**Dataset extract**
§

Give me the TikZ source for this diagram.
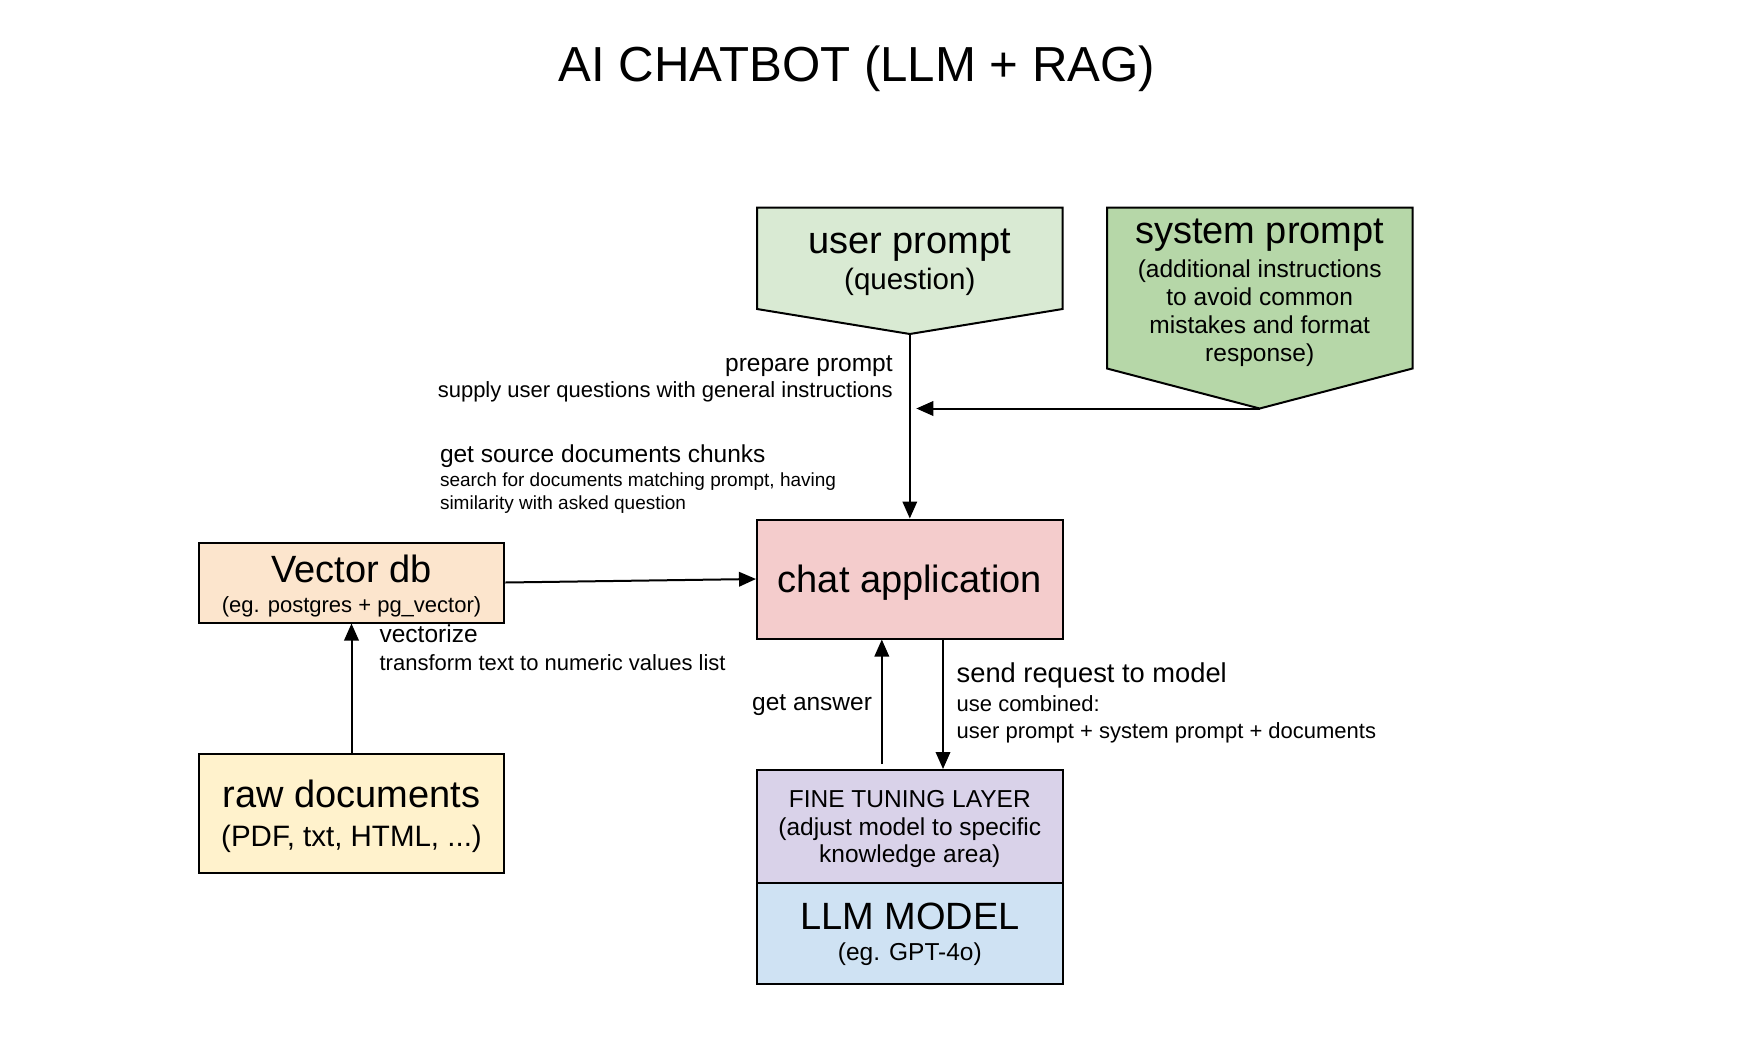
\documentclass[tikz,border=0pt]{standalone}
\usepackage{fontspec}
\setmainfont{Liberation Sans}
\usetikzlibrary{arrows.meta,calc}
\definecolor{userfill}{HTML}{D9EAD3}
\definecolor{sysfill}{HTML}{B6D7A8}
\definecolor{chatfill}{HTML}{F4CCCC}
\definecolor{vecfill}{HTML}{FCE5CD}
\definecolor{rawfill}{HTML}{FFF2CC}
\definecolor{ftfill}{HTML}{D9D2E9}
\definecolor{llmfill}{HTML}{CFE2F3}
\newcommand{\myfs}[1]{\fontsize{#1}{#1}\selectfont}
\begin{document}
\begin{tikzpicture}[x=1pt,y=-1pt,
  box/.style={draw=black, line width=2pt, inner sep=0pt},
  shapeline/.style={draw=black, line width=2pt, line join=miter},
  lbl/.style={inner sep=0pt, outer sep=0pt},
  arr/.style={line width=2pt, -{Triangle[length=17pt,width=14.5pt]}},
  big/.style={lbl, font=\myfs{38}},
  mid/.style={lbl, font=\myfs{29.5}},
  sml/.style={lbl, font=\myfs{24.5}},
  tiny/.style={lbl, font=\myfs{22}},
  micro/.style={lbl, font=\myfs{19}}]
\useasboundingbox (0,0) rectangle (1741,1058);
\fill[white] (0,0) rectangle (1741,1058);

% title
\node[lbl, font=\myfs{49.2}, anchor=base] (title) at (857,81) {AI CHATBOT (LLM + RAG)};

% user prompt (pentagon)
\draw[shapeline, fill=userfill] (757,207.5) -- (1062.6,207.5) -- (1062.6,309) -- (909.8,334) -- (757,309) -- cycle;
\coordinate (uptip) at (909.8,334);
\node[big, anchor=base] (uptxt) at (909.8,253) {user prompt};
\node[mid, anchor=base] (uptxt2) at (909.8,289) {(question)};

% system prompt (pentagon)
\draw[shapeline, fill=sysfill] (1107,207.5) -- (1412.5,207.5) -- (1412.5,368.5) -- (1259.7,408.5) -- (1107,368.5) -- cycle;
\coordinate (systip) at (1259.7,408.5);
\node[big, anchor=base] (sptxt) at (1259.7,243) {system prompt};
\node[sml, anchor=base] (sp1) at (1259.7,277) {(additional instructions};
\node[sml, anchor=base] (sp2) at (1259.7,305.5) {to avoid common};
\node[sml, anchor=base] (sp3) at (1259.7,333.5) {mistakes and format};
\node[sml, anchor=base] (sp4) at (1259.7,361.5) {response)};

% chat application
\node[box, fill=chatfill, minimum width=305.6pt, minimum height=119pt] (chat) at (909.8,579) {};
\node[big, anchor=base] (chattxt) at (909.8,592.3) {chat application};

% vector db
\node[box, fill=vecfill, minimum width=305.6pt, minimum height=80pt] (vec) at (351.5,582.5) {};
\node[big, anchor=base] (vectxt) at (351.5,582.3) {Vector db};
\node[tiny, anchor=base] (vectxt2) at (351.5,612.7) {(eg. postgres + pg\_vector)};

% raw documents
\node[box, fill=rawfill, minimum width=305.6pt, minimum height=119.5pt] (raw) at (351.5,813.25) {};
\node[big, anchor=base] (rawtxt) at (351.5,807.7) {raw documents};
\node[mid, anchor=base] (rawtxt2) at (351.5,846.7) {(PDF, txt, HTML, ...)};

% fine tuning layer
\node[box, fill=ftfill, minimum width=305.6pt, minimum height=113pt] (ft) at (909.8,826.5) {};
\node[sml, anchor=base] (ft1) at (909.8,807.3) {FINE TUNING LAYER};
\node[sml, anchor=base] (ft2) at (909.8,835) {(adjust model to specific};
\node[sml, anchor=base] (ft3) at (909.8,862.3) {knowledge area)};

% llm model
\node[box, fill=llmfill, minimum width=305.6pt, minimum height=101pt] (llm) at (909.8,933.5) {};
\node[big, anchor=base] (llm1) at (909.8,929.3) {LLM MODEL};
\node[sml, anchor=base] (llm2) at (909.8,960.7) {(eg. GPT-4o)};

% connectors
\coordinate (sysend) at (916.3,408.5);
\draw[arr] (uptip) -- (chat.north);
\draw[arr] (systip) -- (sysend);
\draw[arr] (vec.east) -- (chat.west);
\draw[arr] (raw.north) -- (vec.south);
\draw[arr] ([xshift=-28pt,yshift=5pt]ft.north) -- ([xshift=-28pt]chat.south);
\draw[arr] ([xshift=33.2pt]chat.south) -- ([xshift=33.2pt]ft.north);

% connector labels
\node[sml, anchor=base east] (prep1) at (892.7,371.5) {prepare prompt};
\node[tiny, anchor=base east] (prep2) at (892.7,397.3) {supply user questions with general instructions};
\node[sml, anchor=base west] (gs1) at (440,462.3) {get source documents chunks};
\node[micro, anchor=base west] (gs2) at (440,486.7) {search for documents matching prompt, having};
\node[micro, anchor=base west] (gs3) at (440,509) {similarity with asked question};
\node[sml, anchor=base west] (vz1) at (379.6,642.7) {vectorize};
\node[tiny, anchor=base west] (vz2) at (379.6,670) {transform text to numeric values list};
\node[sml, anchor=base east] (ga) at (872,710.7) {get answer};
\node[lbl, font=\myfs{27.3}, anchor=base west] (sr1) at (956.7,682.3) {send request to model};
\node[tiny, anchor=base west] (sr2) at (956.7,711.7) {use combined:};
\node[tiny, anchor=base west] (sr3) at (956.7,738.3) {user prompt + system prompt + documents};
\end{tikzpicture}
\end{document}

§

**Stated goal**
Retype the whole listing, keeping every line identical and omitting all pictures.

**Answer to the exercise**
Give me the TikZ source for this diagram.
\documentclass[tikz,border=0pt]{standalone}
\usepackage{fontspec}
\setmainfont{Liberation Sans}
\usetikzlibrary{arrows.meta,calc}
\definecolor{userfill}{HTML}{D9EAD3}
\definecolor{sysfill}{HTML}{B6D7A8}
\definecolor{chatfill}{HTML}{F4CCCC}
\definecolor{vecfill}{HTML}{FCE5CD}
\definecolor{rawfill}{HTML}{FFF2CC}
\definecolor{ftfill}{HTML}{D9D2E9}
\definecolor{llmfill}{HTML}{CFE2F3}
\newcommand{\myfs}[1]{\fontsize{#1}{#1}\selectfont}
\begin{document}
\begin{tikzpicture}[x=1pt,y=-1pt,
  box/.style={draw=black, line width=2pt, inner sep=0pt},
  shapeline/.style={draw=black, line width=2pt, line join=miter},
  lbl/.style={inner sep=0pt, outer sep=0pt},
  arr/.style={line width=2pt, -{Triangle[length=17pt,width=14.5pt]}},
  big/.style={lbl, font=\myfs{38}},
  mid/.style={lbl, font=\myfs{29.5}},
  sml/.style={lbl, font=\myfs{24.5}},
  tiny/.style={lbl, font=\myfs{22}},
  micro/.style={lbl, font=\myfs{19}}]
\useasboundingbox (0,0) rectangle (1741,1058);
\fill[white] (0,0) rectangle (1741,1058);

% title
\node[lbl, font=\myfs{49.2}, anchor=base] (title) at (857,81) {AI CHATBOT (LLM + RAG)};

% user prompt (pentagon)
\draw[shapeline, fill=userfill] (757,207.5) -- (1062.6,207.5) -- (1062.6,309) -- (909.8,334) -- (757,309) -- cycle;
\coordinate (uptip) at (909.8,334);
\node[big, anchor=base] (uptxt) at (909.8,253) {user prompt};
\node[mid, anchor=base] (uptxt2) at (909.8,289) {(question)};

% system prompt (pentagon)
\draw[shapeline, fill=sysfill] (1107,207.5) -- (1412.5,207.5) -- (1412.5,368.5) -- (1259.7,408.5) -- (1107,368.5) -- cycle;
\coordinate (systip) at (1259.7,408.5);
\node[big, anchor=base] (sptxt) at (1259.7,243) {system prompt};
\node[sml, anchor=base] (sp1) at (1259.7,277) {(additional instructions};
\node[sml, anchor=base] (sp2) at (1259.7,305.5) {to avoid common};
\node[sml, anchor=base] (sp3) at (1259.7,333.5) {mistakes and format};
\node[sml, anchor=base] (sp4) at (1259.7,361.5) {response)};

% chat application
\node[box, fill=chatfill, minimum width=305.6pt, minimum height=119pt] (chat) at (909.8,579) {};
\node[big, anchor=base] (chattxt) at (909.8,592.3) {chat application};

% vector db
\node[box, fill=vecfill, minimum width=305.6pt, minimum height=80pt] (vec) at (351.5,582.5) {};
\node[big, anchor=base] (vectxt) at (351.5,582.3) {Vector db};
\node[tiny, anchor=base] (vectxt2) at (351.5,612.7) {(eg. postgres + pg\_vector)};

% raw documents
\node[box, fill=rawfill, minimum width=305.6pt, minimum height=119.5pt] (raw) at (351.5,813.25) {};
\node[big, anchor=base] (rawtxt) at (351.5,807.7) {raw documents};
\node[mid, anchor=base] (rawtxt2) at (351.5,846.7) {(PDF, txt, HTML, ...)};

% fine tuning layer
\node[box, fill=ftfill, minimum width=305.6pt, minimum height=113pt] (ft) at (909.8,826.5) {};
\node[sml, anchor=base] (ft1) at (909.8,807.3) {FINE TUNING LAYER};
\node[sml, anchor=base] (ft2) at (909.8,835) {(adjust model to specific};
\node[sml, anchor=base] (ft3) at (909.8,862.3) {knowledge area)};

% llm model
\node[box, fill=llmfill, minimum width=305.6pt, minimum height=101pt] (llm) at (909.8,933.5) {};
\node[big, anchor=base] (llm1) at (909.8,929.3) {LLM MODEL};
\node[sml, anchor=base] (llm2) at (909.8,960.7) {(eg. GPT-4o)};

% connectors
\coordinate (sysend) at (916.3,408.5);
\draw[arr] (uptip) -- (chat.north);
\draw[arr] (systip) -- (sysend);
\draw[arr] (vec.east) -- (chat.west);
\draw[arr] (raw.north) -- (vec.south);
\draw[arr] ([xshift=-28pt,yshift=5pt]ft.north) -- ([xshift=-28pt]chat.south);
\draw[arr] ([xshift=33.2pt]chat.south) -- ([xshift=33.2pt]ft.north);

% connector labels
\node[sml, anchor=base east] (prep1) at (892.7,371.5) {prepare prompt};
\node[tiny, anchor=base east] (prep2) at (892.7,397.3) {supply user questions with general instructions};
\node[sml, anchor=base west] (gs1) at (440,462.3) {get source documents chunks};
\node[micro, anchor=base west] (gs2) at (440,486.7) {search for documents matching prompt, having};
\node[micro, anchor=base west] (gs3) at (440,509) {similarity with asked question};
\node[sml, anchor=base west] (vz1) at (379.6,642.7) {vectorize};
\node[tiny, anchor=base west] (vz2) at (379.6,670) {transform text to numeric values list};
\node[sml, anchor=base east] (ga) at (872,710.7) {get answer};
\node[lbl, font=\myfs{27.3}, anchor=base west] (sr1) at (956.7,682.3) {send request to model};
\node[tiny, anchor=base west] (sr2) at (956.7,711.7) {use combined:};
\node[tiny, anchor=base west] (sr3) at (956.7,738.3) {user prompt + system prompt + documents};
\end{tikzpicture}
\end{document}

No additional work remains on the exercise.